Chestnut trees and chilled beer
Are you, too, already looking forward to the summer and the beer garden season it ushers in? Personally, I can hardly wait! I just love this (Bavarian) tradition, sitting together with friends and relishing a cold draught of good chilled beer! Talking of chilling: this used to pose such a challenge that King Ludwig I even prohibited the brewing of bottom-fermented beers in summer. Brewing was permitted only in the winter months from Michaelmas Day (29 September) to St.George’s Day (23 April).
The reason for this was the absence of an option for cooling the beer down to four to eight degrees during the brewing process. For bottom-fermented beer, which had always been very popular, you see, chilling is mandatory during maturation and storage: if the ambient temperature rises to above ten degrees, it spoils. But it would have gone against nature if the brewers back then had not managed to deal with the problem.
At the sloping banks of rivers, caves of up to twelve metres in depth were dug, and filled with natural ice, laboriously hacked in winter from rivers and lakes. More or less on the motto: “Fill your cellars up with ice, and all your beers will turn out nice!” But what if there was a hot summer and even the deep cellar warmed up? As a precaution, shady chestnut trees were planted on top of the cellarage caves.
Chestnut trees. Does that sound familiar? 😉 The typical beer garden had thus been born. Back then, too, people came there to meet up and savour a nice cold pint. They brought their food with them – something that’s still possible in some beer gardens today.
But if the weather conditions in winter were unfavourable, the prices for ice soared to amazing heights. The 17 breweries in Munich back then, you see, consumed an unbelievable 56,000 tons of ice a year. This was not sustainable as a long-term option, not least because there were repeated problems involving hygiene. Containers filled with ice were suspended in the fermenting tub, so as to cool the liquid – but quite often the germ-ridden ice leaked out and the beer went bad.

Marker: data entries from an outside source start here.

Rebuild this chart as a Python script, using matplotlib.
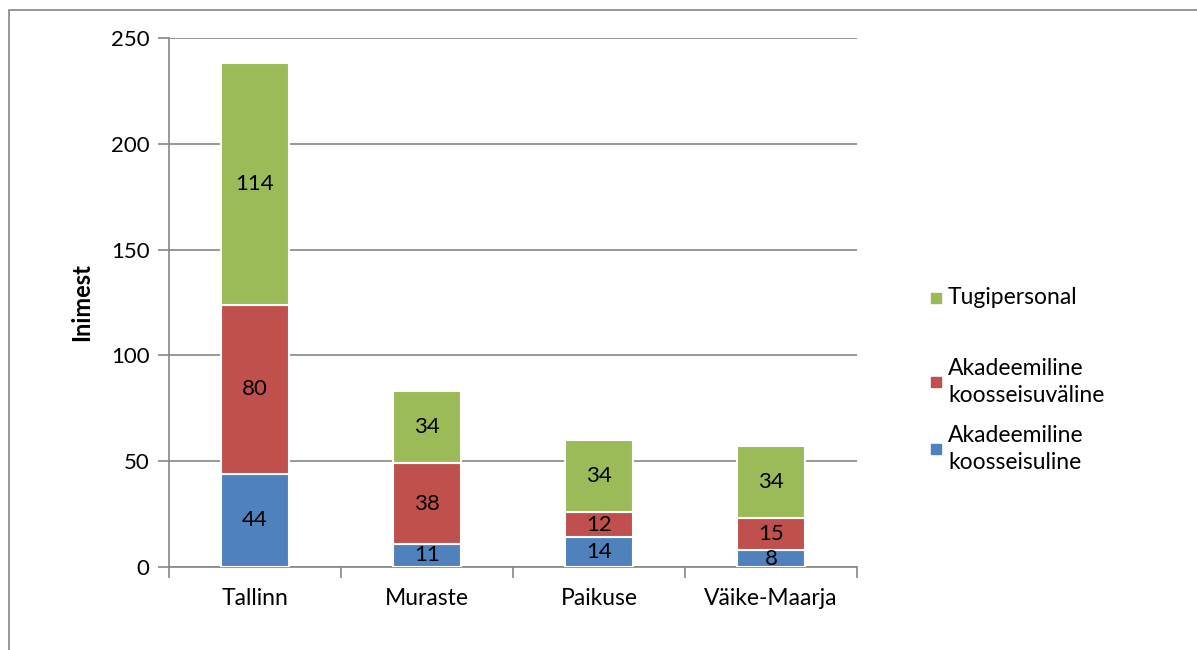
import numpy as np
import matplotlib.pyplot as plt
from matplotlib.patches import Rectangle

plt.rcParams['font.family'] = ['Lato', 'DejaVu Sans']

# andmed
kohad = ["Tallinn", "Muraste", "Paikuse", "Väike-Maarja"]
koosseisuline = [44, 11, 14, 8]
koosseisuvaline = [80, 38, 12, 15]
tugipersonal = [114, 34, 34, 34]
seeria_nimed = ["Akadeemiline\nkoosseisuline", "Akadeemiline\nkoosseisuväline", "Tugipersonal"]
y_ticks = [0, 50, 100, 150, 200, 250]

varvid = ["#4F81BD", "#C0504D", "#9BBB59"]
HALL = "#868686"
FS = 16.5

fig = plt.figure(figsize=(11.97, 6.5), dpi=100)
ax = fig.add_axes([169 / 1197, 1 - 567 / 650, (857 - 169) / 1197, (567 - 38) / 650])

# raam ümber diagrammi
fig.patches.append(Rectangle((9 / 1197, -0.1), 1.2, 1 - 10 / 650 + 0.1,
                             transform=fig.transFigure, fill=False,
                             edgecolor=HALL, linewidth=1.2))

x = np.arange(len(kohad))
bottom = np.zeros(len(kohad))
for vals, col in zip([koosseisuline, koosseisuvaline, tugipersonal], varvid):
    vals = np.array(vals)
    ax.bar(x, vals, width=0.4, bottom=bottom, color=col, edgecolor="white",
           linewidth=1.5, zorder=3)
    for xi, b, v in zip(x, bottom, vals):
        ax.text(xi, b + v / 2, str(v), ha="center", va="center", fontsize=16,
                color="black", zorder=4)
    bottom += vals

ax.set_xlim(-0.5, len(kohad) - 0.5)
ax.set_ylim(0, 250)
ax.set_yticks(y_ticks)
ax.set_xticks(x)
ax.set_xticklabels(kohad, fontsize=FS)
ax.set_xticks(np.arange(-0.5, len(kohad), 1.0), minor=True)
ax.tick_params(axis="x", which="major", length=0, pad=15)
ax.tick_params(axis="x", which="minor", length=8, color=HALL, width=1.2)
ax.tick_params(axis="y", length=8, color=HALL, width=1.2, labelsize=16, pad=6)
ax.grid(axis="y", color=HALL, linewidth=1.2, zorder=0)
for s in ["top", "right"]:
    ax.spines[s].set_visible(False)
for s in ["left", "bottom"]:
    ax.spines[s].set_color(HALL)
    ax.spines[s].set_linewidth(1.2)
ax.set_ylabel("Inimest", fontsize=17, fontweight="bold", labelpad=13)

# legend käsitsi
leg_y = [449, 382, 298]
for nimi, col, yy in zip(seeria_nimed, varvid, leg_y):
    yf = 1 - yy / 650
    fig.patches.append(Rectangle((931 / 1197, yf - 5 / 650), 10 / 1197, 10 / 650,
                                 transform=fig.transFigure, color=col))
    fig.text(948 / 1197, yf, nimi, fontsize=FS, va="center", ha="left",
             linespacing=1.4)

fig.savefig("out.png", dpi=100)
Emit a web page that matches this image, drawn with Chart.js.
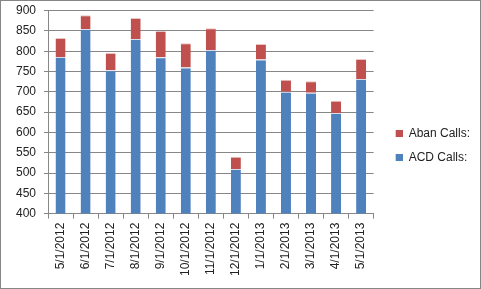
<!DOCTYPE html>
<html>
<head>
<meta charset="utf-8">
<script src="https://cdn.jsdelivr.net/npm/chart.js@4/dist/chart.umd.min.js"></script>
<style>
  html, body { margin: 0; padding: 0; background: #fff; }
  #wrap { width: 481px; height: 289px; box-sizing: border-box; border: 1px solid #868686; position: relative; }
  #c { display: block; }
</style>
</head>
<body>
<div id="wrap"><canvas id="c" width="479" height="287"></canvas></div>
<script>
const categories = ['5/1/2012','6/1/2012','7/1/2012','8/1/2012','9/1/2012','10/1/2012','11/1/2012','12/1/2012','1/1/2013','2/1/2013','3/1/2013','4/1/2013','5/1/2013'];
const acdCalls  = [786, 855, 753, 830, 785, 760, 803, 510, 780, 700, 698, 648, 732];
const abanCalls = [ 47,  34,  43,  52,  65,  60,  54,  30,  38,  30,  28,  30,  49];
const yTicks = [400, 450, 500, 550, 600, 650, 700, 750, 800, 850, 900];

const font = { family: "'Liberation Sans', Arial, sans-serif", size: 12 };
const grey = '#878787';
const blue = '#4F81BD';
const red = '#C0504D';

// legend swatch: a 7x7 square placed at the right of a 17px wide transparent strip
function swatch(color) {
  const cv = document.createElement('canvas');
  cv.width = 17; cv.height = 7;
  const g = cv.getContext('2d');
  g.fillStyle = color;
  g.fillRect(10, 0, 7, 7);
  return cv;
}
const swatches = { 'ACD Calls:': swatch(blue), 'Aban Calls:': swatch(red) };

new Chart(document.getElementById('c'), {
  type: 'bar',
  data: {
    labels: categories,
    datasets: [
      { label: 'ACD Calls:', data: acdCalls, backgroundColor: blue,
        borderColor: '#d3ddec', borderWidth: { top: 1, left: 0, right: 0, bottom: 0 }, borderSkipped: false },
      { label: 'Aban Calls:', data: abanCalls, backgroundColor: red,
        borderColor: '#e8c3c2', borderWidth: { top: 1, left: 0, right: 0, bottom: 0 }, borderSkipped: false }
    ]
  },
  options: {
    responsive: false,
    animation: false,
    layout: { padding: { left: 7, top: 9.7, right: 0, bottom: 8 } },
    datasets: { bar: { categoryPercentage: 0.8, barPercentage: 0.5 } },
    plugins: {
      legend: {
        position: 'right',
        reverse: true,
        labels: {
          usePointStyle: true, pointStyleWidth: 17, boxHeight: 7, padding: 12, color: '#222', font: font,
          generateLabels: (chart) => {
            const items = Chart.defaults.plugins.legend.labels.generateLabels(chart);
            items.forEach(it => { it.pointStyle = swatches[it.text]; });
            return items;
          }
        }
      },
      tooltip: { enabled: false }
    },
    scales: {
      x: {
        stacked: true,
        grid: { display: true, drawOnChartArea: false, drawTicks: true, tickLength: 5, color: grey, offset: true },
        border: { display: true, color: grey },
        ticks: { minRotation: 90, maxRotation: 90, autoSkip: false, padding: 4, color: '#222', font: font }
      },
      y: {
        stacked: true,
        min: 400, max: 900,
        afterBuildTicks: (s) => { s.ticks = yTicks.map(v => ({ value: v })); },
        afterFit: (s) => { s.paddingTop = 0; s.paddingBottom = 0; },
        grid: { color: grey, tickLength: 4 },
        border: { display: true, color: grey },
        ticks: { padding: 8, color: '#222', font: font }
      }
    }
  }
});
</script>
</body>
</html>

Fortunately, there was Carl Linde, who resolved to put a stop to these difficulties once and for all. As a mechanical engineer, he was interested in artificial refrigeration, and invented the Linde refrigeration machine. Large breweries seized the opportunity, and industrialised their brewing processes with this compression chiller – a genuine revolution in the history of brewing.
The leviathan weighs almost six tons, is 2.40 metres high and 5.30 metres wide. Incredible, isn’t it? If you’re just as interested in this as I am, then as from June 2019 you can see it up close in the “House of Bavarian History” in Regensburg. In five large individual parts, it was hoisted a few weeks ago into the first floor and onto the “Bayern industrialisiert mit Maß” (Bavaria’s prudent industrialisation) stage. Drop by to have a look, and marvel at the machine to which our forebears owed the capability to ensure an adequate supply of beer all the year round.